"I like to talk to people face to face. I want them to see me. Let them know what they're buying into. On paper I don't think you can do that," said Zavala.
"It's better in person that online because they get to see your face, your appearance and how you dress," said Jobseeker Shameka Williams.
From local police to cosmetic businesses, employers from all sectors were in attendance.
"I recruit people who have four-year degrees, but are not certified to teach. And then I help them through the process to let them know how to make themselves marketable the school system without certification, but they have to become highly qualified," said Recruiter Elaine Barnett.
Labor officials say with a record number of employers and resources at this year's fair, they are optimistic about the future of the market.
"It shows that it's improving. You have more companies coming. That means there's more jobs available now. So we're actually seeing an up tick or trend. The more companies here, the more jobs that are available," said Career Expo Coordinator Mel Wages.
Jobseeker Jonathan Skinner says the market is too flooded with seekers like himself. "I would say there is a lot of people looking for jobs because there is a lot of issues with companies not looking to hire because of certain things or they will only hire specific qualifications."
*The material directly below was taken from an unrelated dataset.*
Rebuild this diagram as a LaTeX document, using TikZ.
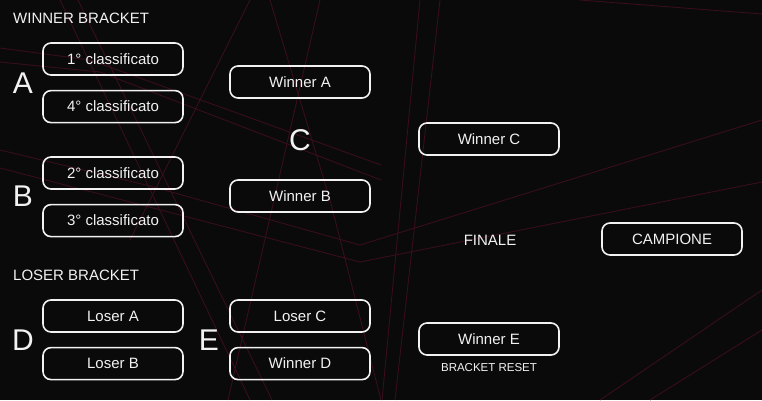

But Zavala says he is staying optimistic. "Just keep trying. The jobs are out there you just have to be prepared and ready to do the work."
Labor Department officials say while these job fairs are excellent job hunting opportunities, jobseekers can also take advantage of all of the free daily services their career centers around the state provide.
The national economy added 157,000 jobs in January, but the unemployment rate ticked up from 7.8 percent to 7.9.